According to Professor White the Howard government's policy towards East Timor in 1999 was ''an operational success but a strategic failure''. The September 2001 terrorist attacks in the United States again saw Downer managing a major diplomatic and military crisis. For both Howard and Downer, the ''war on terrorism'' provided an opportunity to carry through their objective of putting the US alliance at the centre of Australia's foreign relations. Australian forces were committed to Afghanistan and bilateral military ties with the United States were greatly expanded. Ultimately, however, commitment to the alliance led both Howard and Downer to support what would become an unpopular commitment to support US President George W. Bush's invasion and occupation of Iraq. It was not faulty intelligence about Iraq's alleged weapons of mass destruction that led the government to commit Australian forces to Iraq, it was a simple and deeply felt view that wherever the US went, then Australia as a loyal ally must follow. Both Howard and Downer appear to have no regrets, but the Iraq intelligence controversy, coming after the 2001 children overboard affair, clearly eroded the government's political and moral authority. Then shadow foreign minister Kevin Rudd's pursuit of the Australian Wheat Board's involvement in the UN Oil for Food scandal also saw Downer falling back on the excuse that he couldn't be expected to read every cable or letter that came across his desk. Old hands in Foreign Affairs and Trade observed that ''It would never have happened in Gareth's day''.

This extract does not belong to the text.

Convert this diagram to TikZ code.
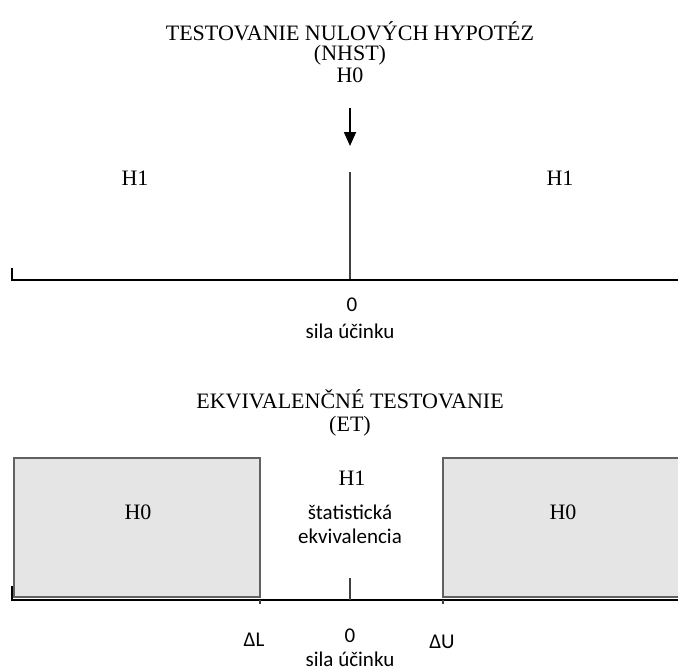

And what now for Alexander Downer? Today, he formally pulls the plug after 24 years in Federal Parliament. He appears to be heeding some of Sir Robert Menzies' advice. He is returning to life as a professional diplomat, this time as the United Nations Special Envoy to Cyprus. This will certainly test his diplomatic skills, but it will only be a part-time job. Instead Downer will apparently also work for the new corporate advisory firm Bespoke Approach which began operating in Adelaide. In effect he will be a political lobbyist and adviser. Downer's partners will be Ian Smith, husband of former Democrats senator Natasha Stott Despoja, and former Labor senator and immigration minister Nick Bolkus. Smith's conservative politics credentials are impeccable. Downer's new relationship with Bolkus is more intriguing. Bolkus has in the past been a sharp critic of Downer, on one occasion accusing the former foreign minister of ''a litany of deceit'' in relation to the 1999 East Timor crisis. Downer once observed that '''Senator Bolkus is not one of the members of this Parliament who sets the highest of standards, and all members of this Parliament know that''. Bolkus is a lobbyist for various business groups and chairs the South Australian Labor Party's fund-raising arm, SA Progressive Business Inc. It remains to be seen whether a professional association with Bolkus, a life-long supporter of the Greek Cypriot cause, will complicate Downer's new diplomatic role. For Alexander Downer, though, it looks like retirement from Parliament will in some ways be business as usual politics and diplomacy. The more things change, the more they stay the same.